The introduction of the centres was believed to be the one initiative that turned the course of the pandemic. Suddenly, in the midst of despair, massive unemployment, and substantial poverty, there was hope. Within months, the percentage of over-60s in hospitals decreased substantially, regular healthcare returned, lockdown eased, travel increased, businesses reopened, and the stock exchange started to recover.

What probably nailed the recovery was the introduction of euthanasia for the elderly on the basis of COVID-19 related illness. Euthanasia had been legal in some jurisdictions for terminal illness. The Youth for the Future Alliance had the definition of terminal illness tested in court, claiming that as there was no vaccine or treatment for COVID-19, it should be classified as a terminal illness. It was passed unanimously by the Federal Court after the regular judges could not sit as they were in lockdown due to their age and were replaced by a younger cohort of up-and-coming judges.

Dedication Advocates now had a new role. They were given the brief to help the elderly with their decisions on euthanasia. Pathology testing for COVID-19 in the elderly became unnecessary and diagnosis was based simply on clinical grounds: a temperature, sore throat, or runny nose. No longer a need to subject the elderly to uncomfortable nasal and throat swabs. No longer health workers would be put at risk carrying out testing. No longer a dependence on supplies of test kits from other countries. Dedication Advocates could diagnose COVID-19 in the elderly quickly and efficiently without formal testing.

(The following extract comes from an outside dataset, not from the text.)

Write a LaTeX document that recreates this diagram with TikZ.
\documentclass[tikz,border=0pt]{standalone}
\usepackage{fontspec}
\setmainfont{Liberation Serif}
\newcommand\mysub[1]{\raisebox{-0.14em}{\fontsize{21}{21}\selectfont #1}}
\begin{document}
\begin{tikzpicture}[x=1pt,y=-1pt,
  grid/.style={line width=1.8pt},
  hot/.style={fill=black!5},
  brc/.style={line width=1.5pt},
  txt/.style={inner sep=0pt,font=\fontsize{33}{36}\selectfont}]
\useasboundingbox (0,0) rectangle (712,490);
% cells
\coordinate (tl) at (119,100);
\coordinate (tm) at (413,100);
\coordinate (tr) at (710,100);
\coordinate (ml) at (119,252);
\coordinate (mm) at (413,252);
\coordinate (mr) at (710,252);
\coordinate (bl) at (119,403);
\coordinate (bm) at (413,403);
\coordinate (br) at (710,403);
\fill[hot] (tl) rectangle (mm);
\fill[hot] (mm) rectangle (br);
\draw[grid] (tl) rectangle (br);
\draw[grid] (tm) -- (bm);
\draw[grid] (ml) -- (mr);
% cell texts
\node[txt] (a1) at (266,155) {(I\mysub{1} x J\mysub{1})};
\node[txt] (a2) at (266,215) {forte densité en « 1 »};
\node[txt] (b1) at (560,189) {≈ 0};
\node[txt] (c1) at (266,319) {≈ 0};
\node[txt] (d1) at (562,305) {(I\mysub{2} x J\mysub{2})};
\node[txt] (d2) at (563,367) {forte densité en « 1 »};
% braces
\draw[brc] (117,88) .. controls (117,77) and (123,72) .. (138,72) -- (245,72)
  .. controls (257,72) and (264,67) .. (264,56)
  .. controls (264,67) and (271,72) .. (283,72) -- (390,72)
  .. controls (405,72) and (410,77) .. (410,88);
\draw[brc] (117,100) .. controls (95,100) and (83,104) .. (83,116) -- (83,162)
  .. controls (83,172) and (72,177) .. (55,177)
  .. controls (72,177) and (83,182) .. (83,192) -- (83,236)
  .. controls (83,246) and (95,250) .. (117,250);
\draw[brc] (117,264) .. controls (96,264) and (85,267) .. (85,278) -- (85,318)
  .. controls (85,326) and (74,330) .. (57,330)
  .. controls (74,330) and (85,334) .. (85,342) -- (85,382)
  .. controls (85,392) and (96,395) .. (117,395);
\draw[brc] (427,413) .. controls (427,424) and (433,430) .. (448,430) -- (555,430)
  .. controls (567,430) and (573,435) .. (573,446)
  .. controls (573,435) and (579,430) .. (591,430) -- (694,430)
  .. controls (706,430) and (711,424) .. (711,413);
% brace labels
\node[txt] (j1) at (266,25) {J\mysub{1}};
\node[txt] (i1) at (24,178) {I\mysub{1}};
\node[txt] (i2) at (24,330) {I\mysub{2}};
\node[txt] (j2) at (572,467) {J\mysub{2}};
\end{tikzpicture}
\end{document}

The depressed elderly went to it like lemmings. Over 90 percent of over-60s dedicated themselves for society’s good and euthanised on diagnosis. The country was one of the first to turn around and recover economically from the pandemic. The only ongoing financial cost to the country was the need to provide free childcare to cover that which could no longer be provided by the over-60s. An unbelievable recovery!

It had been a spectacular year for Sarah Peterson. She was rewarded with the whole dedication program being named after her: the Peterson Dedication. She was instrumental in saving the country. Although she knew this had led to the end of an age group in our society, it was for the good of all. The elderly lovingly dedicated themselves. The end justified the means. She was content and knew her future looked even greater.

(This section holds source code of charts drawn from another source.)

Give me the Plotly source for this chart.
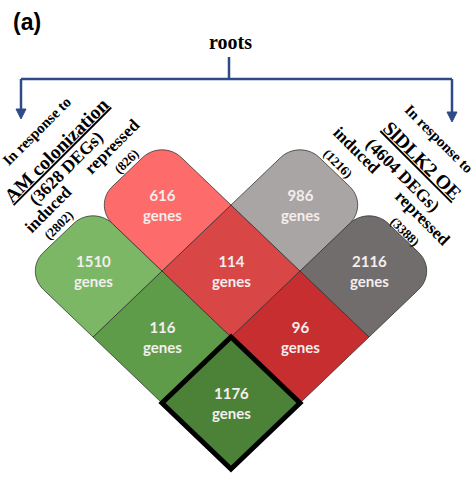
import numpy as np
import plotly.graph_objects as go

# Gene counts for the two responses in roots
am_groups = ["induced", "repressed"]          # AM colonization
am_totals = [2802, 826]
oe_groups = ["repressed", "induced"]          # SlDLK2 overexpression
oe_totals = [3388, 1216]
am_only = [1510, 616]                         # per AM group
oe_only = [2116, 986]                         # per OE group
shared = [[1176, 116],                        # AM induced  x OE (repressed, induced)
          [96, 114]]                          # AM repressed x OE (repressed, induced)

# colours of each tile, keyed by (AM row, OE column); index 2 = only one response
tile_colors = {
    (0, 2): "#7bb765", (0, 1): "#5f9c4a", (0, 0): "#4c8237",
    (1, 2): "#fe6b6b", (1, 1): "#d84646", (1, 0): "#c62e2f",
    (2, 1): "#a9a5a4", (2, 0): "#716d6d",
}

# diamond grid: bottom vertex of the lower tile and half-diagonals in pixels
X0, Y0, HX, HY = 231, 469, 69, 66
RADIUS = 0.28  # rounding of the strip ends, in tile units


def to_xy(u, v):
    return X0 + HX * (u - v), Y0 - HY * (u + v)


def tile_path(a, b, rounded):
    corners = [(a, b), (a + 1, b), (a + 1, b + 1), (a, b + 1)]
    pts = []
    n = len(corners)
    for i, p in enumerate(corners):
        p = np.array(p, float)
        if tuple(corners[i]) in rounded:
            prv = np.array(corners[i - 1], float)
            nxt = np.array(corners[(i + 1) % n], float)
            d1 = (p - prv) / np.linalg.norm(p - prv)
            d2 = (nxt - p) / np.linalg.norm(nxt - p)
            c = p - RADIUS * d1 + RADIUS * d2
            for t in np.linspace(0, np.pi / 2, 14):
                q = c + RADIUS * (-d2 * np.cos(t) + d1 * np.sin(t))
                pts.append(to_xy(*q))
        else:
            pts.append(to_xy(*p))
    return "M " + " L ".join(f"{x:.2f},{y:.2f}" for x, y in pts) + " Z"


tiles = []
for a in range(2):
    for b in range(2):
        tiles.append((a, b, shared[a][b], set()))
    tiles.append((a, 2, am_only[a], {(a, 3), (a + 1, 3)}))
for b in range(2):
    tiles.append((2, b, oe_only[b], {(3, b), (3, b + 1)}))

fig = go.Figure()
shapes = []
annotations = []

for a, b, n, rounded in tiles:
    shapes.append(dict(type="path", path=tile_path(a, b, rounded), xref="x", yref="y",
                       fillcolor=tile_colors[(a, b)],
                       line=dict(color="rgba(45,45,45,0.75)", width=1), layer="below"))
    cx, cy = to_xy(a + 0.5, b + 0.5)
    annotations.append(dict(x=cx, y=cy, xref="x", yref="y", showarrow=False,
                            text=f"<b>{n}<br>genes</b>", align="center",
                            font=dict(family="Lato", size=15, color="#f4eeee")))

# tile shared by AM-induced and OE-repressed genes is outlined
shapes.append(dict(type="path", path=tile_path(0, 0, set()), xref="x", yref="y",
                   line=dict(color="black", width=5), fillcolor="rgba(0,0,0,0)"))

# "roots" bracket with arrows to both responses
navy = "#2f4b87"
shapes += [
    dict(type="path", path="M 229,57 L 229,79 M 21,79 L 452,79 M 21,79 L 21,111 M 452,79 L 452,114",
         xref="x", yref="y", line=dict(color=navy, width=2.5)),
    dict(type="path", path="M 16,109 L 26,109 L 21,119 Z", xref="x", yref="y",
         fillcolor=navy, line=dict(color=navy, width=1)),
    dict(type="path", path="M 447,112 L 457,112 L 452,122 Z", xref="x", yref="y",
         fillcolor=navy, line=dict(color=navy, width=1)),
]

serif = "Liberation Serif"
labels = [
    ("roots", 230, 42, 20, 0),
    ("In response to", 37, 131, 15, -45),
    ("<u>AM colonization</u>", 56, 150, 19.5, -45),
    (f"({sum(am_totals)} DEGs)", 66, 168, 17.5, -45),
    (am_groups[1], 112, 146, 17, -45),
    (f"({am_totals[1]})", 126, 161, 13, -45),
    (am_groups[0], 48, 209, 17, -45),
    (f"({am_totals[0]})", 58, 225, 13, -45),
    ("In response to", 439, 139, 15, 45),
    ("<u>SlDLK2 OE</u>", 422, 160, 19.5, 45),
    (f"({sum(oe_totals)} DEGs)", 403, 175, 17.5, 45),
    (oe_groups[1], 357, 150, 17, 45),
    (f"({oe_totals[1]})", 338, 163, 13, 45),
    (oe_groups[0], 423, 218, 17, 45),
    (f"({oe_totals[0]})", 405, 231, 13, 45),
]
for text, x, y, size, ang in labels:
    annotations.append(dict(x=x, y=y, xref="x", yref="y", showarrow=False,
                            text=f"<b>{text}</b>", textangle=ang,
                            xanchor="center", yanchor="middle",
                            font=dict(family=serif, size=size, color="black")))

annotations.append(dict(x=27, y=22, xref="x", yref="y", showarrow=False,
                        text="<b>(a)</b>", font=dict(family="Liberation Sans", size=23, color="black")))

fig.update_layout(
    width=476, height=477, autosize=False,
    margin=dict(l=0, r=0, t=0, b=0),
    paper_bgcolor="white", plot_bgcolor="white",
    shapes=shapes, annotations=annotations, showlegend=False,
    xaxis=dict(range=[0, 476], visible=False, fixedrange=True),
    yaxis=dict(range=[477, 0], visible=False, fixedrange=True),
)

fig.write_html("out.html")
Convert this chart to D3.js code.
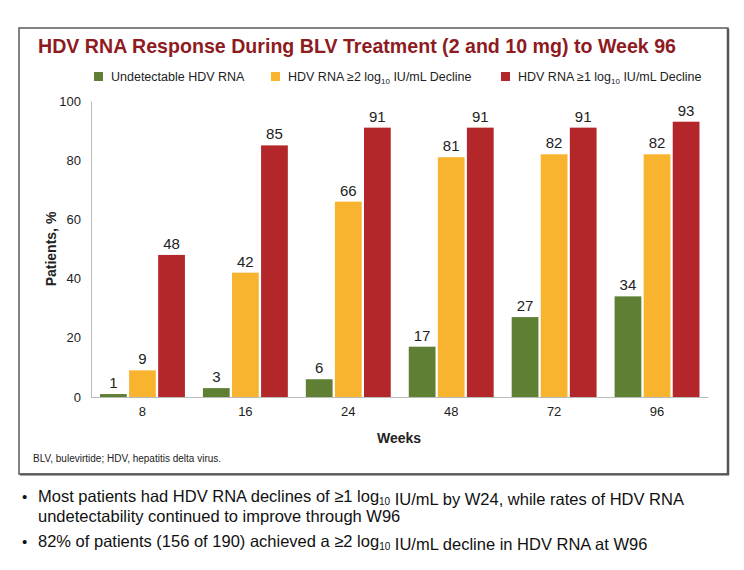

Suddenly, Sarah’s office phone rings, jolting her out of her dreams. It is her only child, Rachel. Ringing to tell her mum that she is pregnant again for the third time, already having a six- and an eight-year-old. Billy, the eight-year-old, has the “flu” and she is hoping Sarah can come over and look after the kids as she has a doctor’s appointment. Although state-provided childcare is free and available, she is keen for her children to spend some time with Grandma. A rare and almost selfish treat now days. Rachel constantly reminds her children not to tell their friends they are visiting Grandma as she does not want to be thought of as not community-minded.

As she talks, Sarah notices an urgent email come across her inbox from the country’s Chief Scientist, Rosemary Gavin, the youngest to ever hold the position. Like Sarah, she was quickly promoted during the pandemic after the previous chief scientist had isolated himself after contracting COVID-19 while working on a vaccine. In her email, Rosemary writes that COVID-19 has mutated and the new strain only targets children less than ten years old. The new strain is highly infective and computer modelling suggests it will quickly overrun the health services and the country will need to be locked down again to contain it.

The chief scientist, reminding Sarah of her past success, asks her if the country should follow a similar strategy.